__Directive__
Repeat the listing that follows, character for character, minus the pictures.

========================================================================

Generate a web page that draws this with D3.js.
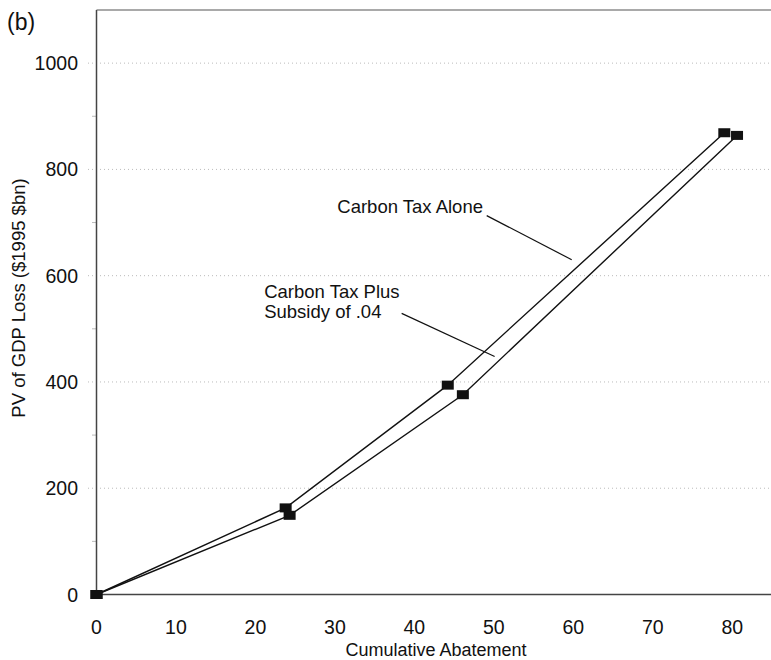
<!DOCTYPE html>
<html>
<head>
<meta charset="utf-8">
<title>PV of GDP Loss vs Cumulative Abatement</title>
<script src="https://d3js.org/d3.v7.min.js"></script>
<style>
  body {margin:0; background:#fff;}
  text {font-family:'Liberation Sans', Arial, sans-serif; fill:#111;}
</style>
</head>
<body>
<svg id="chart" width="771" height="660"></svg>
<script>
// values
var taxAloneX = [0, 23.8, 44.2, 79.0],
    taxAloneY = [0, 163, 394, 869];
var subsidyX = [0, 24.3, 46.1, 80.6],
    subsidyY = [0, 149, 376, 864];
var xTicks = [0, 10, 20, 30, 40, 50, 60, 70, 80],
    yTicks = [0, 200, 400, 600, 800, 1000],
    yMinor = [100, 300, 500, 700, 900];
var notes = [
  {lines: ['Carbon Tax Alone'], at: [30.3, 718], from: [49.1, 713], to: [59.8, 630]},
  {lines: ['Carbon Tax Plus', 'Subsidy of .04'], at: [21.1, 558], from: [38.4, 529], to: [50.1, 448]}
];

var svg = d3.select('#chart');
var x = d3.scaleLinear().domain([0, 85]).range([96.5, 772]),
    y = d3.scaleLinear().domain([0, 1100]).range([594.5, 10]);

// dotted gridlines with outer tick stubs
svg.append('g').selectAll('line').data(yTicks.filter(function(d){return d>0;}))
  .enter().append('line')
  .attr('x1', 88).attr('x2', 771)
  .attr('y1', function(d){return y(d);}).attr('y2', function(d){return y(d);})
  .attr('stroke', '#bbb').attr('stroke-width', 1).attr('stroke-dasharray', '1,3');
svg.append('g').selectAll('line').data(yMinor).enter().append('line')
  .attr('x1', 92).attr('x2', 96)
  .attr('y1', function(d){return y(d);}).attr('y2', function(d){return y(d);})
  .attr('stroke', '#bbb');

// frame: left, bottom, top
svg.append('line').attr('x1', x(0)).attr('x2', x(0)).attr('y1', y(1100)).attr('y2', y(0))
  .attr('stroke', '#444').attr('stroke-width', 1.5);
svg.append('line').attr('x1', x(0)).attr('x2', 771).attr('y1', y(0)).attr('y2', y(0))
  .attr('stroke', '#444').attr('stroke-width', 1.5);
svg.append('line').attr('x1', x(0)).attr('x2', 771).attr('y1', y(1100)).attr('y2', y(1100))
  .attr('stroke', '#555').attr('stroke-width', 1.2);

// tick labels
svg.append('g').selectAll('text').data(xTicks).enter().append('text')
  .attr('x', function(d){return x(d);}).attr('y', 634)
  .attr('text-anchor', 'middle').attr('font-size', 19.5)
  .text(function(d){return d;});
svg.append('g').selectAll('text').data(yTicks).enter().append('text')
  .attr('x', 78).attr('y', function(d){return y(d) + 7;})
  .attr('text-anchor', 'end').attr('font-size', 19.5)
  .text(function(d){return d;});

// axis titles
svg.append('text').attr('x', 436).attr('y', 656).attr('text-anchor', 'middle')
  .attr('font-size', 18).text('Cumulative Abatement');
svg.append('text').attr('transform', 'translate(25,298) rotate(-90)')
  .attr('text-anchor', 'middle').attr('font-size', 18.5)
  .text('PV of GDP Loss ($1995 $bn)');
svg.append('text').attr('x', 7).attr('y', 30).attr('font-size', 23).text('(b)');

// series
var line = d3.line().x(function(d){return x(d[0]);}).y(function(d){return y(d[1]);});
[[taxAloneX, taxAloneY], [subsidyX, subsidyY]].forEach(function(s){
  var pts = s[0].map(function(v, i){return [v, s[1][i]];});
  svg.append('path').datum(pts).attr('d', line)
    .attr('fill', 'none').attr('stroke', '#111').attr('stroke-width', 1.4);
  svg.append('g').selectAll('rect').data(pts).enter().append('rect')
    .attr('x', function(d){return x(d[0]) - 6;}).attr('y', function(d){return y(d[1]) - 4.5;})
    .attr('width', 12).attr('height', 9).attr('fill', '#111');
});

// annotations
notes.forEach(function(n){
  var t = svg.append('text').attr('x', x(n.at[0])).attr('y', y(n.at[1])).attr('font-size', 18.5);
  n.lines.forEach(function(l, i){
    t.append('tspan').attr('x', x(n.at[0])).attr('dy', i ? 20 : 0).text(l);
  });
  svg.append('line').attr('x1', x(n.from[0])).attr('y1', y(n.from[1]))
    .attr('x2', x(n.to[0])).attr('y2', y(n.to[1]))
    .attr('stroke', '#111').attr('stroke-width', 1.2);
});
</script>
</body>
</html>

========================================================================

__Solved exercise__
Generate a web page that draws this with D3.js.
<!DOCTYPE html>
<html>
<head>
<meta charset="utf-8">
<title>PV of GDP Loss vs Cumulative Abatement</title>
<script src="https://d3js.org/d3.v7.min.js"></script>
<style>
  body {margin:0; background:#fff;}
  text {font-family:'Liberation Sans', Arial, sans-serif; fill:#111;}
</style>
</head>
<body>
<svg id="chart" width="771" height="660"></svg>
<script>
// values
var taxAloneX = [0, 23.8, 44.2, 79.0],
    taxAloneY = [0, 163, 394, 869];
var subsidyX = [0, 24.3, 46.1, 80.6],
    subsidyY = [0, 149, 376, 864];
var xTicks = [0, 10, 20, 30, 40, 50, 60, 70, 80],
    yTicks = [0, 200, 400, 600, 800, 1000],
    yMinor = [100, 300, 500, 700, 900];
var notes = [
  {lines: ['Carbon Tax Alone'], at: [30.3, 718], from: [49.1, 713], to: [59.8, 630]},
  {lines: ['Carbon Tax Plus', 'Subsidy of .04'], at: [21.1, 558], from: [38.4, 529], to: [50.1, 448]}
];

var svg = d3.select('#chart');
var x = d3.scaleLinear().domain([0, 85]).range([96.5, 772]),
    y = d3.scaleLinear().domain([0, 1100]).range([594.5, 10]);

// dotted gridlines with outer tick stubs
svg.append('g').selectAll('line').data(yTicks.filter(function(d){return d>0;}))
  .enter().append('line')
  .attr('x1', 88).attr('x2', 771)
  .attr('y1', function(d){return y(d);}).attr('y2', function(d){return y(d);})
  .attr('stroke', '#bbb').attr('stroke-width', 1).attr('stroke-dasharray', '1,3');
svg.append('g').selectAll('line').data(yMinor).enter().append('line')
  .attr('x1', 92).attr('x2', 96)
  .attr('y1', function(d){return y(d);}).attr('y2', function(d){return y(d);})
  .attr('stroke', '#bbb');

// frame: left, bottom, top
svg.append('line').attr('x1', x(0)).attr('x2', x(0)).attr('y1', y(1100)).attr('y2', y(0))
  .attr('stroke', '#444').attr('stroke-width', 1.5);
svg.append('line').attr('x1', x(0)).attr('x2', 771).attr('y1', y(0)).attr('y2', y(0))
  .attr('stroke', '#444').attr('stroke-width', 1.5);
svg.append('line').attr('x1', x(0)).attr('x2', 771).attr('y1', y(1100)).attr('y2', y(1100))
  .attr('stroke', '#555').attr('stroke-width', 1.2);

// tick labels
svg.append('g').selectAll('text').data(xTicks).enter().append('text')
  .attr('x', function(d){return x(d);}).attr('y', 634)
  .attr('text-anchor', 'middle').attr('font-size', 19.5)
  .text(function(d){return d;});
svg.append('g').selectAll('text').data(yTicks).enter().append('text')
  .attr('x', 78).attr('y', function(d){return y(d) + 7;})
  .attr('text-anchor', 'end').attr('font-size', 19.5)
  .text(function(d){return d;});

// axis titles
svg.append('text').attr('x', 436).attr('y', 656).attr('text-anchor', 'middle')
  .attr('font-size', 18).text('Cumulative Abatement');
svg.append('text').attr('transform', 'translate(25,298) rotate(-90)')
  .attr('text-anchor', 'middle').attr('font-size', 18.5)
  .text('PV of GDP Loss ($1995 $bn)');
svg.append('text').attr('x', 7).attr('y', 30).attr('font-size', 23).text('(b)');

// series
var line = d3.line().x(function(d){return x(d[0]);}).y(function(d){return y(d[1]);});
[[taxAloneX, taxAloneY], [subsidyX, subsidyY]].forEach(function(s){
  var pts = s[0].map(function(v, i){return [v, s[1][i]];});
  svg.append('path').datum(pts).attr('d', line)
    .attr('fill', 'none').attr('stroke', '#111').attr('stroke-width', 1.4);
  svg.append('g').selectAll('rect').data(pts).enter().append('rect')
    .attr('x', function(d){return x(d[0]) - 6;}).attr('y', function(d){return y(d[1]) - 4.5;})
    .attr('width', 12).attr('height', 9).attr('fill', '#111');
});

// annotations
notes.forEach(function(n){
  var t = svg.append('text').attr('x', x(n.at[0])).attr('y', y(n.at[1])).attr('font-size', 18.5);
  n.lines.forEach(function(l, i){
    t.append('tspan').attr('x', x(n.at[0])).attr('dy', i ? 20 : 0).text(l);
  });
  svg.append('line').attr('x1', x(n.from[0])).attr('y1', y(n.from[1]))
    .attr('x2', x(n.to[0])).attr('y2', y(n.to[1]))
    .attr('stroke', '#111').attr('stroke-width', 1.2);
});
</script>
</body>
</html>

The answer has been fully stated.